The second speaker is Chizu Hamada from No Nukes Action. [Her speech begins 33 minutes in.] Hamada explains that only the elderly evacuees from Fukushima Prefecture want to return to their homes. The young people, especially mothers, do not want to return. However, the Japanese government says certain areas are safe to live in and threaten the evacuees to move back by cutting off their compensation one year after their evacuation zone has been lifted, i.e. deemed safe to inhabit. The government simply doesn’t want to continue paying compensation.

Secondly, there have been many mysterious deaths related to radiation exposure that the local government has not recognized. The government counts 1,758 deaths related to Fukushima radiation, but there are actually many more. This misinformation is related to the new Secrecy Act, which makes exposing such information punishable.

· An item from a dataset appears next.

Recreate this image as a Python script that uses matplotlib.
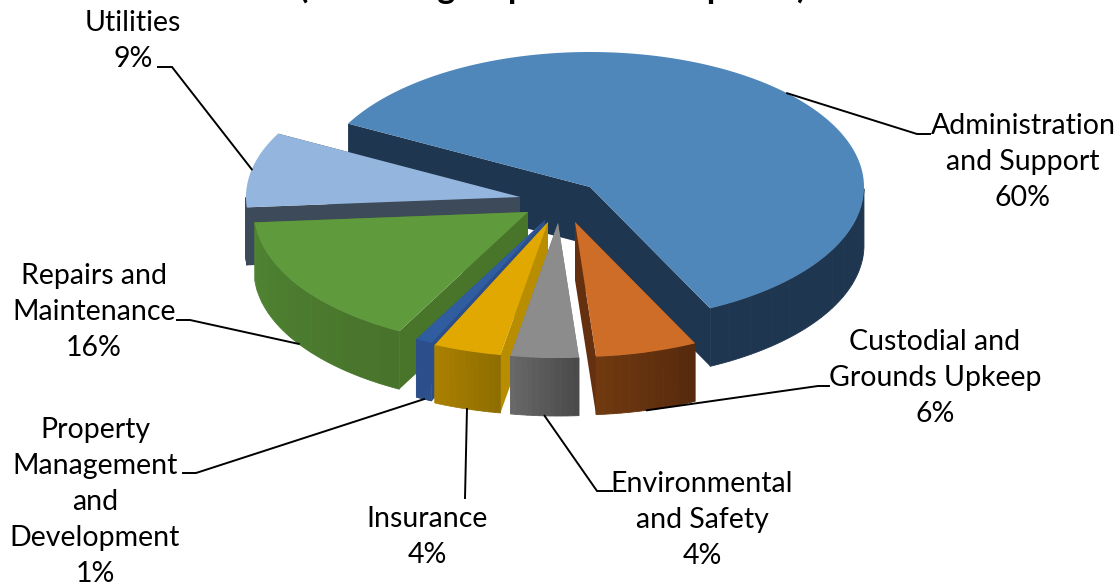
import numpy as np
import matplotlib
matplotlib.use("Agg")
import matplotlib.pyplot as plt
from matplotlib.colors import to_rgb
from matplotlib.patches import Polygon

plt.rcParams['font.family'] = ['Lato', 'DejaVu Sans']

# DATA
names = ['Administration\nand Support', 'Custodial and\nGrounds Upkeep', 'Environmental\nand Safety',
         'Insurance', 'Property\nManagement\nand\nDevelopment', 'Repairs and\nMaintenance', 'Utilities']
shares = [60, 6, 4, 4, 1, 16, 9]
title = '(Excluding Depreciation Expense)'

# STYLE, one entry per slice
apex_x = [590, 575, 558, 548, 545, 528, 520]
apex_y = [187, 222, 223, 222, 220, 212, 197]
top_colors = ['#4f87ba', '#ce6d28', '#8c8c8c', '#e0a800', '#2f5da0', '#5f9b3d', '#94b6de']
wall_left = ['#1f3650', '#70390f', '#686868', '#aa8000', '#2c4e8a', '#4f8432', '#3d4a5a']
wall_right = ['#1f3650', '#572a0e', '#4a4a4a', '#8f6e00', '#2c4e8a', '#48732b', '#3d4a5a']
inner_colors = ['#1f3650', '#653010', '#7a7a7a', '#b88e00', '#2c4e8a', '#49752b', '#3d4a5a']
label_x = [1023, 935, 702, 427, 95, 94, 133]
label_y = [162, 378, 520, 537, 502, 312, 41]
# elbow and end of each leader line
elbow = [(917, 134), (818, 386), (597, 491), (465, 498), (196, 473), (190, 320), (172, 67)]
leader_end = [(930, 134), (829, 386), (612, 491), (465, 498), (183, 473), (177, 320), (158, 67)]
draw_order = [0, 6, 5, 4, 3, 2, 1]

rx, ry, depth = 274, 135, 58
start_angle = 152
n_bands = 12

fig = plt.figure(figsize=(11.2, 5.87), dpi=100)
ax = fig.add_axes([0, 0, 1, 1])
ax.set_xlim(0, 1120)
ax.set_ylim(587, 0)
ax.axis('off')

# slice angles come from the shares, clockwise from the start angle
ends = start_angle - np.cumsum(shares) * 3.6
starts = np.r_[start_angle, ends[:-1]]


def rim(i, deg):
    t = np.radians(deg)
    return apex_x[i] + rx * np.cos(t), apex_y[i] - ry * np.sin(t)


def draw_slice(i, z):
    t = np.linspace(starts[i], ends[i], 240)
    x, y = rim(i, t)
    cx, cy = apex_x[i], apex_y[i]
    # cut faces
    for px, py in [(x[0], y[0]), (x[-1], y[-1])]:
        ax.add_patch(Polygon([(cx, cy), (px, py), (px, py + depth), (cx, cy + depth)],
                             fc=inner_colors[i], ec='none', zorder=z))
    # outer wall, only the part that faces us, in vertical bands
    front = np.sin(np.radians(t)) < 0
    order = np.argsort(x[front])
    xf, yf = x[front][order], y[front][order]
    left, right = np.array(to_rgb(wall_left[i])), np.array(to_rgb(wall_right[i]))
    cuts = np.linspace(0, len(xf) - 1, n_bands + 1).astype(int)
    for k in range(n_bands):
        a, b = cuts[k], cuts[k + 1] + 1
        c = left + (right - left) * k / (n_bands - 1)
        ax.add_patch(Polygon(np.r_[np.c_[xf[a:b], yf[a:b]], np.c_[xf[a:b], yf[a:b] + depth][::-1]],
                             fc=c, ec=c, lw=0.6, zorder=z))
    # top
    ax.add_patch(Polygon(np.r_[[(cx, cy)], np.c_[x, y]], fc=top_colors[i], ec='none', zorder=z + 0.5))


for z, i in enumerate(draw_order):
    draw_slice(i, z + 2)

for i in range(len(shares)):
    mid = (starts[i] + ends[i]) / 2
    mx, my = rim(i, mid)
    # leader starts at the bottom of the wall for slices facing us
    if np.sin(np.radians(mid)) < 0:
        my += depth
    ax.plot([mx, elbow[i][0], leader_end[i][0]], [my, elbow[i][1], leader_end[i][1]],
            color='black', lw=1.4, zorder=20, solid_joinstyle='miter')
    ax.text(label_x[i], label_y[i], '%s\n%d%%' % (names[i], shares[i]), ha='center', va='center',
            fontsize=20.5, linespacing=1.48, color='black', zorder=21)

ax.text(553, -2, title, ha='center', va='baseline', fontsize=24.6, fontweight='bold', color='black')

plt.savefig('out.png', dpi=100)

Thirdly, Japan’s nuclear front has two good pieces of news. Last year, Kansai Electric Power Co. lost its suit in trying to restart to reactors at the Oi Nuclear Power Plant in Fukui. The verdict stated, “Human lives are above the profit of industries.” Contributing to this verdict was a lawsuit brought against an electric company by the husband of a Korean cancer victim, claiming that radiation from a nuclear power plant caused his wife’s cancer. This is one of the few instances in Japan were there is an accepted causal relationship between radiation exposure from a nuclear power plant and cancer.

* * *

The third speaker is Isamu “Sam” Kanno of No Nukes Asian Action, an anti-nuclear organization that brought a class action lawsuit, with 3,853 plaintiffs from 39 countries, against GE, Hitachi and Toshiba for damages resulting from the Fukushima disaster. No Nukes Asian Action has gathered 1,290 plaintiffs from Japan, 138 from the United States, 1,000 from Korea and 600 from Taiwan, along other countries such as Germany and Mongolia. “Basically this is an action against the fact that the manufacturers of the nuclear reactors are exempt, by law (the Price-Anderson law, 1957, an amendment to the Atomic Energy Act), from any liability. … ”

” … Eisenhower made the Atoms For Peace speech in 1953, and it was strange because in 1945, two Japanese cities were destroyed by nuclear weapons. We see [Atoms For Peace] as a way to justify holding on to nuclear weapons and nuclear materials. Already the UK and the Soviets had nuclear power since 1955. In the 60 years since then, many countries have gotten nuclear power. What have we gotten from it? Just some steam generation.” The United States persuaded Japan to build nuclear reactors in a country riddled with earthquake faults, but this wasn’t for nuclear power; it was for the potential of nuclear weapons production. In 2012, the United States supported the restart of the Oi nuclear reactors. “There is a slogan going around in Japan saying that nuclear power plants are a nuclear weapon aimed at ourselves. …” The United States has not been creating new nuclear power plants for a long time, but the problem in Asia is that countries like Japan, Korea and Russia are trying to proliferate nuclear power plants and export them to other countries. When a nuclear accident occurs in Japan, the radiation fallout will reach the United States in eight hours, and the radiation in the water will reach the U.S. in about three years. Right now Japan is using the Pacific Ocean as a “giant radioactive sewer.” There’s no way to measure the radioactive debris in Fukushima, some 300 tons [daily], which leaks into the Pacific Ocean through groundwater.

* * *

Toward the end of the video, Carole Hisasue from Mothers For Peace tells her evacuation story from Fukushima and explains that the nuclear power plant in Diablo Canyon, Calif., holds the same risks for a nuclear disaster. Also, Chizu Hamada makes another speech.